▶ _The request_: Look through the data below. Pick out the lines holding the string "matplotlib".

▶ _Stored data_:

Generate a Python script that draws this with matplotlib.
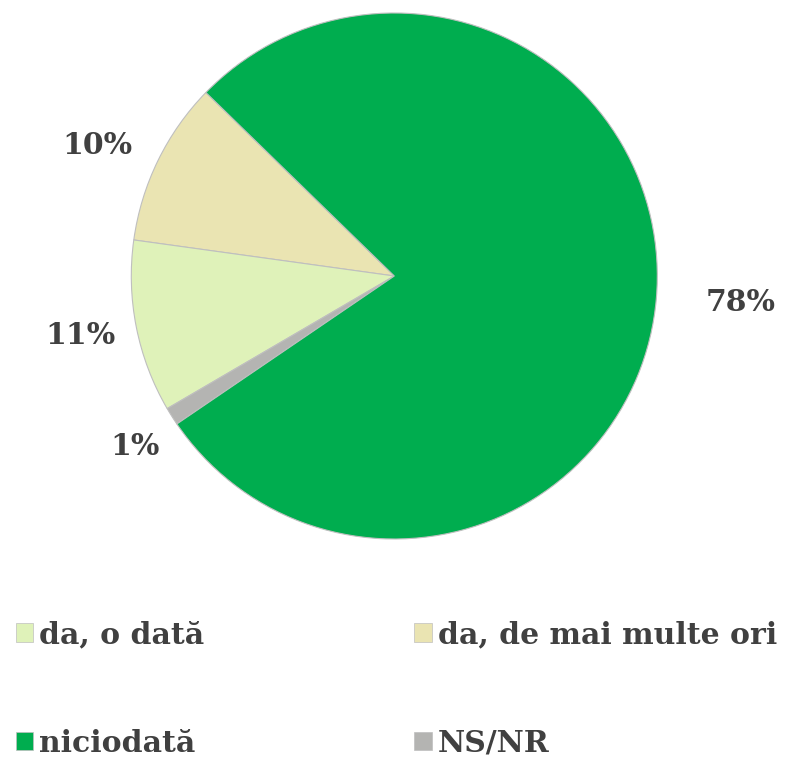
import numpy as np
import matplotlib
matplotlib.use("Agg")
import matplotlib.pyplot as plt
from matplotlib.patches import Patch

# legend order
categories = ["da, o dată", "da, de mai multe ori", "niciodată", "NS/NR"]
values = [10.6, 10.1, 78.2, 1.1]
colors = ["#DFF2B9", "#EAE4B2", "#00AD4F", "#B4B4B2"]

# order the slices are drawn (counterclockwise from the start angle)
draw_order = [1, 0, 3, 2]
# label placement: (radial distance, angle shift in degrees)
label_pos = {0: (1.215, -0.5), 1: (1.235, 2.3), 2: (1.32, 0.6), 3: (1.18, 1.0)}

TEXT_COLOR = "#404040"
FONT = ["DejaVu Serif"]

W, H = 785, 759
fig = plt.figure(figsize=(W / 100, H / 100), dpi=100)

cx, cy, r = 394.3, 276, 263
ax = fig.add_axes([(cx - r) / W, (H - cy - r) / H, 2 * r / W, 2 * r / H])

wedges, _ = ax.pie(
    [values[i] for i in draw_order],
    colors=[colors[i] for i in draw_order],
    startangle=135.76,
    counterclock=True,
    radius=1,
    wedgeprops=dict(edgecolor="#BFBFBF", linewidth=0.8),
)
ax.set_xlim(-1, 1)
ax.set_ylim(-1, 1)
ax.set_aspect("equal")
ax.axis("off")

for w, i in zip(wedges, draw_order):
    d, shift = label_pos[i]
    mid = np.deg2rad((w.theta1 + w.theta2) / 2 + shift)
    ax.text(d * np.cos(mid), d * np.sin(mid), f"{values[i]:.0f}%",
            ha="center", va="center", fontsize=21.5, fontweight="bold",
            color=TEXT_COLOR, family=FONT)

leg_order = [0, 2, 1, 3]
handles = [Patch(facecolor=colors[i], edgecolor="#BFBFBF", linewidth=0.5)
           for i in leg_order]
fig.legend(handles, [categories[i] for i in leg_order],
           ncol=2, loc="upper left", bbox_to_anchor=(0.005, 0.199),
           frameon=False, handlelength=0.58, handleheight=0.58,
           handletextpad=0.2, columnspacing=7.03, labelspacing=2.67,
           prop=dict(family=FONT, weight="bold", size=21.5),
           labelcolor=TEXT_COLOR, borderaxespad=0)

fig.savefig("out.png", dpi=100)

▶ _Task answer_:
Generate a Python script that draws this with matplotlib.
import matplotlib
matplotlib.use("Agg")
import matplotlib.pyplot as plt
from matplotlib.patches import Patch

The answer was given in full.